- **REQUEST**
Return, without pictures, the lines from the start of the data through the one that contains "const AXIS_GREY = '#bfbfbf'".

- **DATASET SECTION**
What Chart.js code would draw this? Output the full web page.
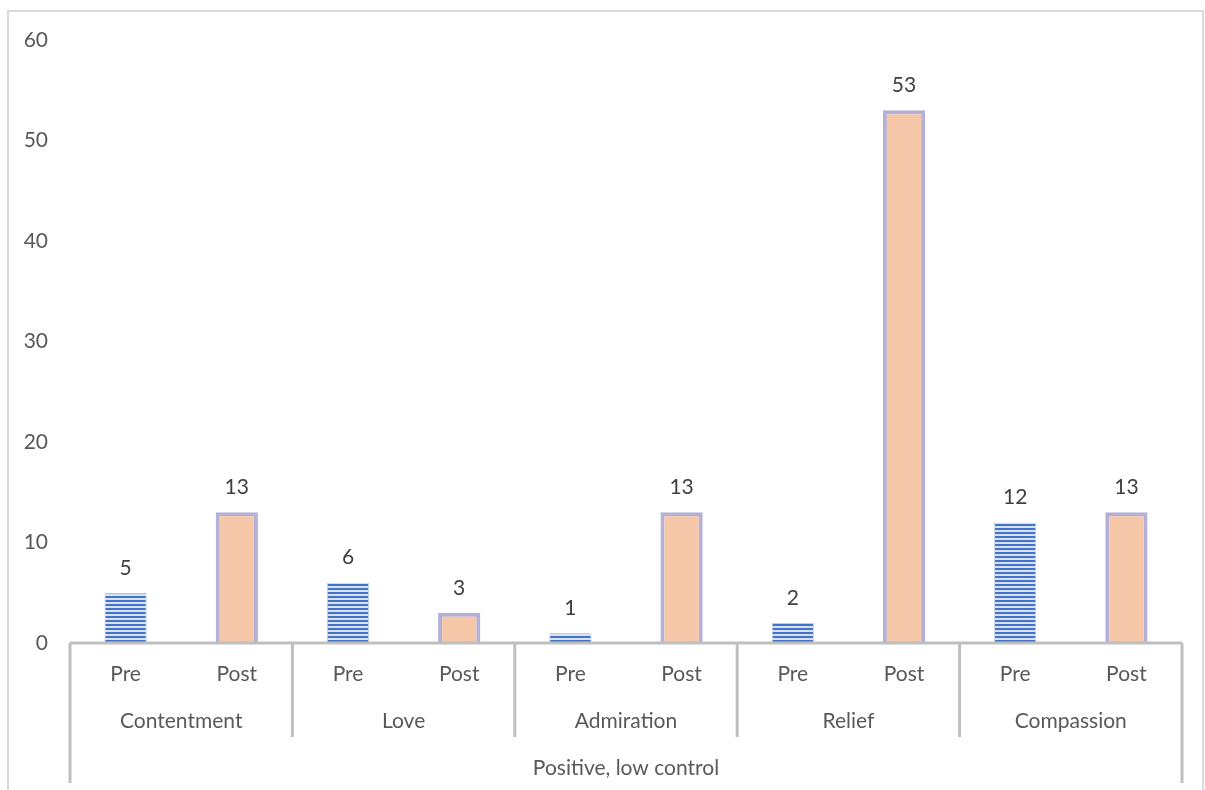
<!DOCTYPE html>
<html>
<head>
<meta charset="utf-8">
<script src="https://cdn.jsdelivr.net/npm/chart.js@4"></script>
<style>
  html, body { margin: 0; padding: 0; background: #fff; }
  #wrap { width: 1205px; height: 790px; }
</style>
</head>
<body>
<div id="wrap"><canvas id="emotionsPlot" width="1205" height="790"></canvas></div>
<script>
const phases = ['Pre', 'Post', 'Pre', 'Post', 'Pre', 'Post', 'Pre', 'Post', 'Pre', 'Post']
const emotions = ['Contentment', 'Love', 'Admiration', 'Relief', 'Compassion']
const counts = [5, 13, 6, 3, 1, 13, 2, 53, 12, 13]
const groupTitle = 'Positive, low control'
const yTicks = [0, 10, 20, 30, 40, 50, 60]

const FONT = 'Lato, "Open Sans", sans-serif'
const FONT_SIZE = 21
const AXIS_GREY = '#bfbfbf'

// striped fill for the "Pre" bars
function stripes() {
    const c = document.createElement('canvas')
    c.width = 4; c.height = 4
    const g = c.getContext('2d')
    g.fillStyle = '#d6e1f4'
    g.fillRect(0, 0, 4, 4)
    g.fillStyle = '#4472c4'
    g.fillRect(0, 0, 4, 2)
    return g.createPattern(c, 'repeat')
}
const preFill = stripes()

const groupAxis = {
    id: 'groupAxis',
    afterDraw(chart) {
        const ctx = chart.ctx
        const x = chart.scales.x
        const area = chart.chartArea
        const y0 = area.bottom

        ctx.save()
        // outer frame
        ctx.strokeStyle = '#d9d9d9'
        ctx.lineWidth = 2
        ctx.strokeRect(8, 11, 1195, 800)

        // bar value labels
        ctx.fillStyle = '#404040'
        ctx.font = FONT_SIZE + 'px ' + FONT
        ctx.textAlign = 'center'
        ctx.textBaseline = 'middle'
        chart.getDatasetMeta(0).data.forEach((bar, i) => {
            ctx.fillText(String(counts[i]), bar.x, bar.y - 25)
        })

        // axis line and group separators
        ctx.strokeStyle = AXIS_GREY
        ctx.lineWidth = 3
        ctx.beginPath()
        ctx.moveTo(x.getPixelForValue(-0.5), y0)
        ctx.lineTo(x.getPixelForValue(phases.length - 0.5), y0)
        ctx.stroke()
        for (let g = 0; g <= emotions.length; g++) {
            const px = x.getPixelForValue(g * 2 - 0.5)
            const outer = g === 0 || g === emotions.length
            ctx.beginPath()
            ctx.moveTo(px, y0)
            ctx.lineTo(px, outer ? y0 + 140 : y0 + 94)
            ctx.stroke()
        }

        // group labels
        ctx.fillStyle = '#595959'
        emotions.forEach((name, g) => {
            const cx = (x.getPixelForValue(g * 2) + x.getPixelForValue(g * 2 + 1)) / 2
            ctx.fillText(name, cx, y0 + 78)
        })
        ctx.fillText(groupTitle, (x.getPixelForValue(-0.5) + x.getPixelForValue(phases.length - 0.5)) / 2, y0 + 125)
        ctx.restore()
    }
}

new Chart(document.getElementById('emotionsPlot'), {
    type: 'bar',
    data: {
        labels: phases,
        datasets: [{
            data: counts,
            backgroundColor: phases.map(p => p === 'Pre' ? preFill : '#f5c7a8'),
            borderColor: phases.map(p => p === 'Pre' ? 'rgba(68,114,196,0.35)' : 'rgba(160,158,205,0.8)'),
            borderWidth: phases.map(p => p === 'Pre' ? 1 : 4),
            barPercentage: 0.38,
            categoryPercentage: 1
        }]
    },
    options: {
        responsive: false,
        animation: false,
        layout: { padding: { top: 40, right: 23, left: 0, bottom: 0 } },
        plugins: { legend: { display: false }, tooltip: { enabled: false } },
        scales: {
            x: {
                grid: { display: false, drawTicks: false },
                border: { display: false },
                ticks: { color: '#595959', font: { family: FONT, size: FONT_SIZE }, padding: 19, maxRotation: 0 },
                afterFit: s => { s.height = 147 }
            },
            y: {
                min: 0,
                max: 60,
                afterBuildTicks: s => { s.ticks = yTicks.map(v => ({ value: v })) },
                grid: { display: false, drawTicks: false },
                border: { display: false },
                ticks: { color: '#595959', font: { family: FONT, size: FONT_SIZE }, padding: 22 },
                afterFit: s => { s.width = 70 }
            }
        }
    },
    plugins: [groupAxis]
})
</script>
</body>
</html>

- **PROBLEM SOLUTION**
What Chart.js code would draw this? Output the full web page.
<!DOCTYPE html>
<html>
<head>
<meta charset="utf-8">
<script src="https://cdn.jsdelivr.net/npm/chart.js@4"></script>
<style>
  html, body { margin: 0; padding: 0; background: #fff; }
  #wrap { width: 1205px; height: 790px; }
</style>
</head>
<body>
<div id="wrap"><canvas id="emotionsPlot" width="1205" height="790"></canvas></div>
<script>
const phases = ['Pre', 'Post', 'Pre', 'Post', 'Pre', 'Post', 'Pre', 'Post', 'Pre', 'Post']
const emotions = ['Contentment', 'Love', 'Admiration', 'Relief', 'Compassion']
const counts = [5, 13, 6, 3, 1, 13, 2, 53, 12, 13]
const groupTitle = 'Positive, low control'
const yTicks = [0, 10, 20, 30, 40, 50, 60]

const FONT = 'Lato, "Open Sans", sans-serif'
const FONT_SIZE = 21
const AXIS_GREY = '#bfbfbf'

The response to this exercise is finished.